What to do: Using the listing below, select the lines with the word "seaborn" and copy them.

Exercise data:

## BEGIN

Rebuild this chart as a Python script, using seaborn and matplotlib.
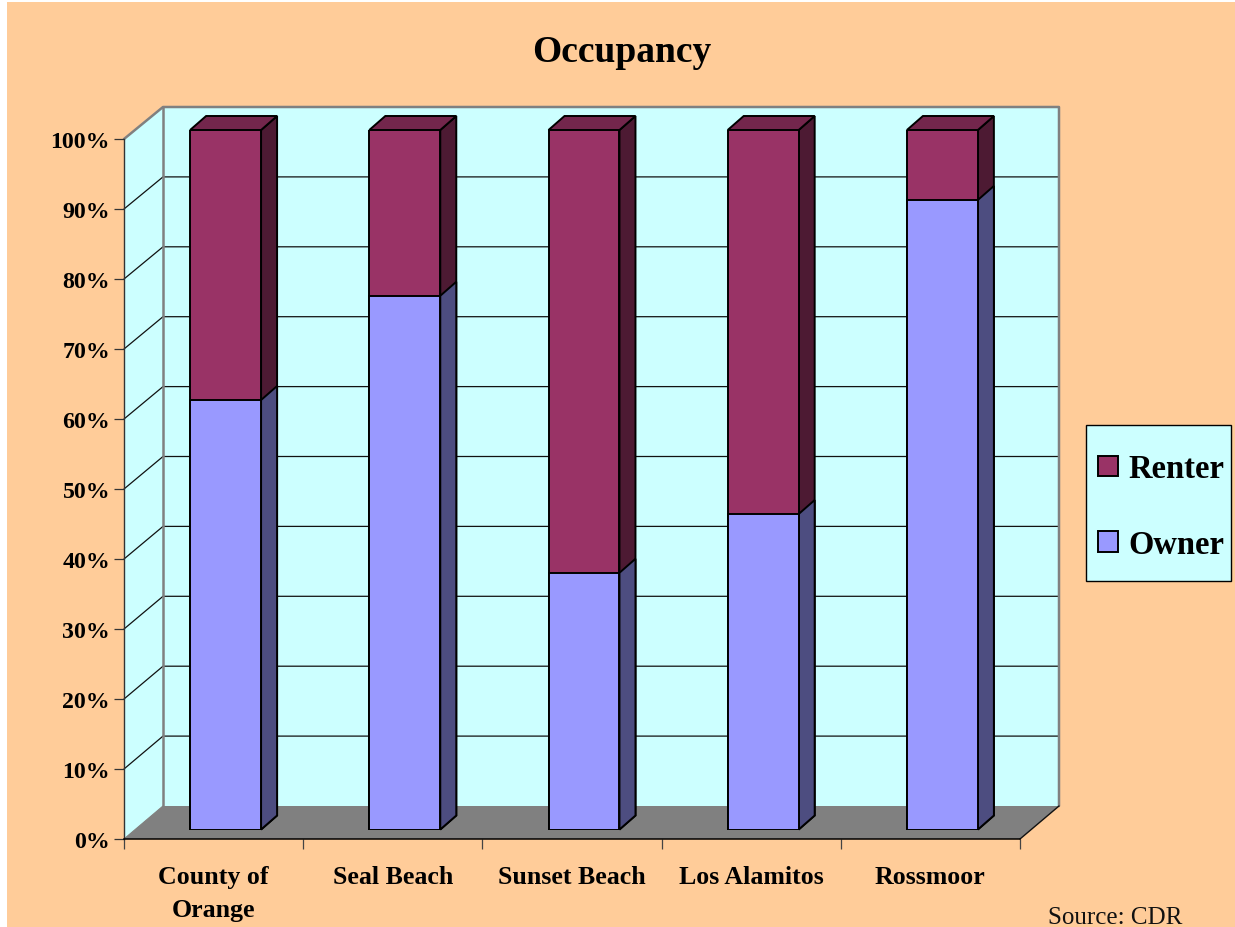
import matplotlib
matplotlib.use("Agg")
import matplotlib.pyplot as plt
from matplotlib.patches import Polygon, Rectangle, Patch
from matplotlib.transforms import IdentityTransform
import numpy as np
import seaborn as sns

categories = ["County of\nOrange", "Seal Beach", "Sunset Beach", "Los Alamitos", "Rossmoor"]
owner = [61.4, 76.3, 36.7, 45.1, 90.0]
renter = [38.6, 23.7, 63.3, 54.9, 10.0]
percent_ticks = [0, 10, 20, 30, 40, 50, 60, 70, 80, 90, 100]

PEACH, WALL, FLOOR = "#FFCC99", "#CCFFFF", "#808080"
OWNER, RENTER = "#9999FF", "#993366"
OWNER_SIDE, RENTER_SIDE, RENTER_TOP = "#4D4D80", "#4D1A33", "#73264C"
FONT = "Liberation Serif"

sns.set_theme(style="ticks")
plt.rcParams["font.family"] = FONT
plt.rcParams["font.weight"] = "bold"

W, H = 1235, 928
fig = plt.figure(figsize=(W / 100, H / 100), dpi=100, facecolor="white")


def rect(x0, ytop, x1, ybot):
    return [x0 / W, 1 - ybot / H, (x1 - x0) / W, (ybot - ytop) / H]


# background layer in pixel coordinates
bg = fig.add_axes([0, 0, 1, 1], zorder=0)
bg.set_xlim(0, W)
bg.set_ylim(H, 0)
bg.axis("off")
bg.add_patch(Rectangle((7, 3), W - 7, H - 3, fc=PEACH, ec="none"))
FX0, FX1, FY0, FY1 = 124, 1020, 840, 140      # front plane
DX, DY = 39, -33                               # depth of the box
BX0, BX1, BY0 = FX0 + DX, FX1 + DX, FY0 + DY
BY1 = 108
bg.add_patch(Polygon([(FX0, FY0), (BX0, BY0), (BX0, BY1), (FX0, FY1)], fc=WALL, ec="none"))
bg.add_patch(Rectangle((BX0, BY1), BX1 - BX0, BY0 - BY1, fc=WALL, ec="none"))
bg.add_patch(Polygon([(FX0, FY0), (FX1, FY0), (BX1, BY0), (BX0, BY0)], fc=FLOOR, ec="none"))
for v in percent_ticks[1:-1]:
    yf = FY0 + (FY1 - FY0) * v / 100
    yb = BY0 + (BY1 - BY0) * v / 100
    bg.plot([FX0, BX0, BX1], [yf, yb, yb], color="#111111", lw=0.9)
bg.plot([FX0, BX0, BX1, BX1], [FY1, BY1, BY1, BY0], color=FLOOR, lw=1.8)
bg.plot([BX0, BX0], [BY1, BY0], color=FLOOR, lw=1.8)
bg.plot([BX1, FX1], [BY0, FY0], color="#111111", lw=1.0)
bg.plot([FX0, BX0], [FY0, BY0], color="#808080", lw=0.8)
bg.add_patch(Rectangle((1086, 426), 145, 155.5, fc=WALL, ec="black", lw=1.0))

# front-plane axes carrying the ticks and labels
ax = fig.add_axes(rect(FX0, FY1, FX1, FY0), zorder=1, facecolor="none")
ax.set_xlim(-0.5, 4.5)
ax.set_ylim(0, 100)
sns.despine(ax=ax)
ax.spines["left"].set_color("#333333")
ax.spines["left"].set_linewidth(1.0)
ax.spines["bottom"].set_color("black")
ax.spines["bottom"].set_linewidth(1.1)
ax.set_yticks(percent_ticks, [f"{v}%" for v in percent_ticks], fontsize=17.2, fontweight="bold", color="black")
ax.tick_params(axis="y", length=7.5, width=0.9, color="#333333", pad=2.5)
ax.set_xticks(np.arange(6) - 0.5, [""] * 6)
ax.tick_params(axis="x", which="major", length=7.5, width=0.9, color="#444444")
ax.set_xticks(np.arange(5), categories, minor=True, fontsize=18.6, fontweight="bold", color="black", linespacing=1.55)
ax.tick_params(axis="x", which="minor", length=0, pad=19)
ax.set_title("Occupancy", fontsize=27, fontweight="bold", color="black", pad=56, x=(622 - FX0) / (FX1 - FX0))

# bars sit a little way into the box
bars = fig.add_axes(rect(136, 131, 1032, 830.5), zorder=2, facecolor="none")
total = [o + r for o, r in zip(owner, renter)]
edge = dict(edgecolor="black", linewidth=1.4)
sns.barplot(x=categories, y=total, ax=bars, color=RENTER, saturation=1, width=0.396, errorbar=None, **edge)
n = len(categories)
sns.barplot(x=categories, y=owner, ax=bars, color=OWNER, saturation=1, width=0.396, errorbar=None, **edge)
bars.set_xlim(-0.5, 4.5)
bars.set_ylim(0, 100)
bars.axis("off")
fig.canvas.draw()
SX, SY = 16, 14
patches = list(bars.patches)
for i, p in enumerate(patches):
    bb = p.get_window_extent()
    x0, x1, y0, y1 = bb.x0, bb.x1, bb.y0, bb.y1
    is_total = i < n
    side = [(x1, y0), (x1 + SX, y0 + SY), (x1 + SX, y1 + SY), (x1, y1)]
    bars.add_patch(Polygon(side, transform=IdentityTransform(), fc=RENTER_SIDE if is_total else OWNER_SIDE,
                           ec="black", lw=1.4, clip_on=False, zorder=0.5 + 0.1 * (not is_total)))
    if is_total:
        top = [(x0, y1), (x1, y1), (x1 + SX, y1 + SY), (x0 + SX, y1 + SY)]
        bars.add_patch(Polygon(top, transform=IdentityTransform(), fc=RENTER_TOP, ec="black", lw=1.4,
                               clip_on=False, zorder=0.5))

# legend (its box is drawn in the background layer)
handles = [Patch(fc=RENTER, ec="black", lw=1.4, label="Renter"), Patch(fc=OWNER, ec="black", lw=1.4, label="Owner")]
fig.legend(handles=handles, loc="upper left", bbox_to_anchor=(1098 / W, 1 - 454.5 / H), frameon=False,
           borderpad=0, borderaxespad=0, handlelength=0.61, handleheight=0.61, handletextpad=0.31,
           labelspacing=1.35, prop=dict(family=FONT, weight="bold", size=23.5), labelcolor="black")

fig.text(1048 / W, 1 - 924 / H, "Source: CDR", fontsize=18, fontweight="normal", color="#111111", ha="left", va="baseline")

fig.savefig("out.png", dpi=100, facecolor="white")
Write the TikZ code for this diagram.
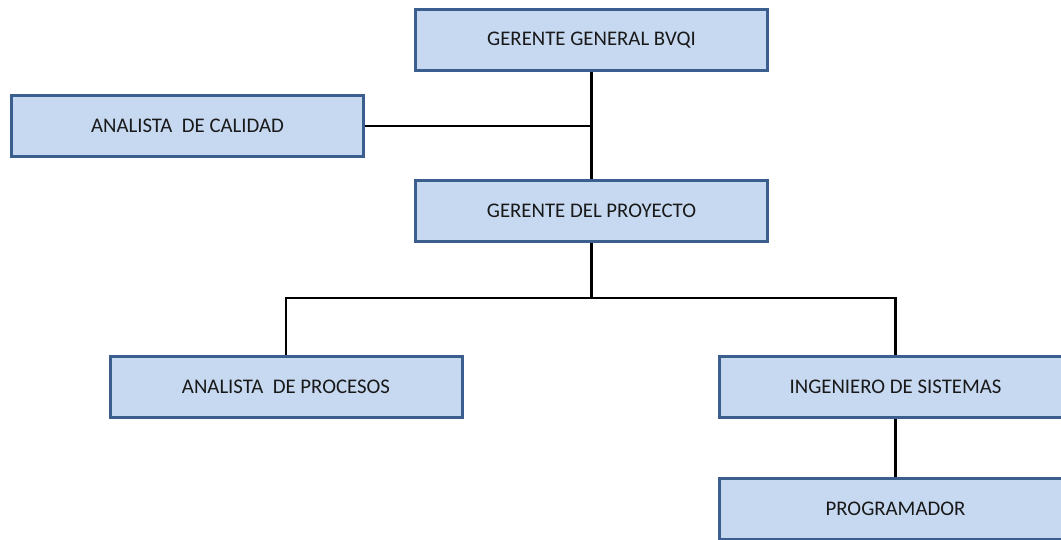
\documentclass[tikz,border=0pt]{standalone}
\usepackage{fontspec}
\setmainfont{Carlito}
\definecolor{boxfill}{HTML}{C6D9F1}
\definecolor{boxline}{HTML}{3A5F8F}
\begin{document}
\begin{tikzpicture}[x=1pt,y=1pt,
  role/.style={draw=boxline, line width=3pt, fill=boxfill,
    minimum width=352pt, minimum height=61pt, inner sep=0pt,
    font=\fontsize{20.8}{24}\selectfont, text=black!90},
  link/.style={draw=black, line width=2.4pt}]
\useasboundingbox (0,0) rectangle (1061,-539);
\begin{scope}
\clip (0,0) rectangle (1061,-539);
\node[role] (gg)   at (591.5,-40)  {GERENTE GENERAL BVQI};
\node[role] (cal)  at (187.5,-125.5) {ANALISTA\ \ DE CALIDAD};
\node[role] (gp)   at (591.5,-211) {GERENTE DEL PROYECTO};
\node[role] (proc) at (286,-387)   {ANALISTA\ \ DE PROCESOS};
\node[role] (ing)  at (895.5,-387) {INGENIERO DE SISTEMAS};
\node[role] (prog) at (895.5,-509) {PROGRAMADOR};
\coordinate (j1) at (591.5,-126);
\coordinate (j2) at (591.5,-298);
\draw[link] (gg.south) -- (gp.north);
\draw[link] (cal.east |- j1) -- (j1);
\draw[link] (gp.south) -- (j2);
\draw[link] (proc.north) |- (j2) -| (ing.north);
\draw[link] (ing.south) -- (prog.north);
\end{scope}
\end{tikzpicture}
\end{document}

## END

Answer for this exercise:
Rebuild this chart as a Python script, using seaborn and matplotlib.
import seaborn as sns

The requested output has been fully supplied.